A few years ago, the Faculty of Economics and Business Administration (FEBA) of Maastricht University (UM) initiated a conference in Maastricht on the European Labour Market for Academic Graduates (ELM) after the introduction of the Ba/Ma system. This conference was held from 19 to 21 October 2006. It was attended by more than 100 representatives from the worlds of education, business, government and research. With reference to the rapidly progressing Bologna process and the new labour market information becoming available now, but also the wide international interest shown in the 2006 conference and the lively discussions during that event, another European conference on the theme of higher education and the labour market will be organized: ELM 2009.

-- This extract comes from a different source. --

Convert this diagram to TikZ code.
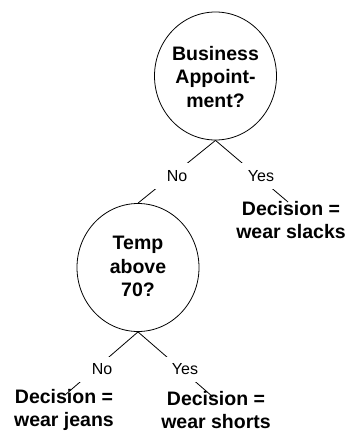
\documentclass[tikz,border=0pt]{standalone}
\usepackage{fontspec}
\setmainfont{Liberation Sans}
\usetikzlibrary{shapes.geometric}
\begin{document}
\begin{tikzpicture}[x=1pt,y=-1pt,
  question/.style={ellipse,draw,line width=0.8pt,minimum width=122pt,minimum height=128pt,inner sep=0pt},
  qtext/.style={anchor=north,align=center,inner sep=0pt,font=\fontsize{19.5}{23.5}\selectfont\bfseries},
  decision/.style={anchor=north,align=center,inner sep=0pt,font=\fontsize{19.5}{23}\selectfont\bfseries},
  answer/.style={fill=white,inner sep=0pt,minimum width=46pt,minimum height=26pt,font=\fontsize{16}{19}\selectfont},
  edge/.style={line width=0.8pt}]
\fill[white] (0,0) rectangle (349,436);
\useasboundingbox (0,0) rectangle (349,436);
% question nodes
\node[question] (q1) at (215.5,76) {};
\node[qtext] (q1t) at (215.5,46) {Business\\Appoint-\\ment?};
\node[question] (q2) at (138,267.5) {};
\node[qtext] (q2t) at (138,236) {Temp\\above\\70?};
% connector end points
\coordinate (e1) at (288,202);
\coordinate (e2) at (65,395);
\coordinate (e3) at (213,397);
% connectors
\draw[edge] (q1.south) -- (q2.north);
\draw[edge] (q1.south) -- (e1);
\draw[edge] (q2.south) -- (e2);
\draw[edge] (q2.south) -- (e3);
% answer labels
\node[answer] (a1) at (177,176) {No};
\node[answer] (a2) at (261,176) {Yes};
\node[answer,minimum height=25pt,minimum width=48pt] (a3) at (102,369) {No};
\node[answer,minimum height=25pt,minimum width=48pt] (a4) at (185,369.5) {Yes};
% decisions
\node[decision] (d1) at (291,201) {Decision =\\wear slacks};
\node[decision] (d2) at (64,389) {Decision =\\wear jeans};
\node[decision] (d3) at (216,391) {Decision =\\wear shorts};
\end{tikzpicture}
\end{document}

The conference is scheduled to take place from 22 to 24 October 2009 in Maastricht. It will be organised by the Faculty of Economics and Business Administration of Maastricht University in co-operation with the Institute for Employment Research of the University of Warwick.
The conference will therefore need to provide greater insight into the developments in European higher education and the labour market, and the way in which higher education may contribute to strengthening the position of Europe in the world. The information, insights and visions provided should constitute the components for the foundation of further policy development regarding topics such as:
· The reinforced world-wide competition for the highly talented and their acquired knowledge in higher education and its implications for the growing needs for higher educated in European labour markets and the intended strengthening of the European knowledge economy.
· The design of Bachelor and Master studies that adequately meet both the preferences of the students in an emerging global market for higher education studies and the requirements of the labour market in a knowledge-driven economy.
· The different types of collaboration between the business community and higher education in the fields of research and education, to fulfil the growing need for knowledge in enterprises and the need to maintain the available knowledge potential throughout one's working life.
· The necessity to adapt national variants of the new higher education system to the emerging international competitive relations in higher education and in the labour market.
· The broadening of graduates’ career perspectives and the recruitment of the higher educated by small and medium-sized businesses.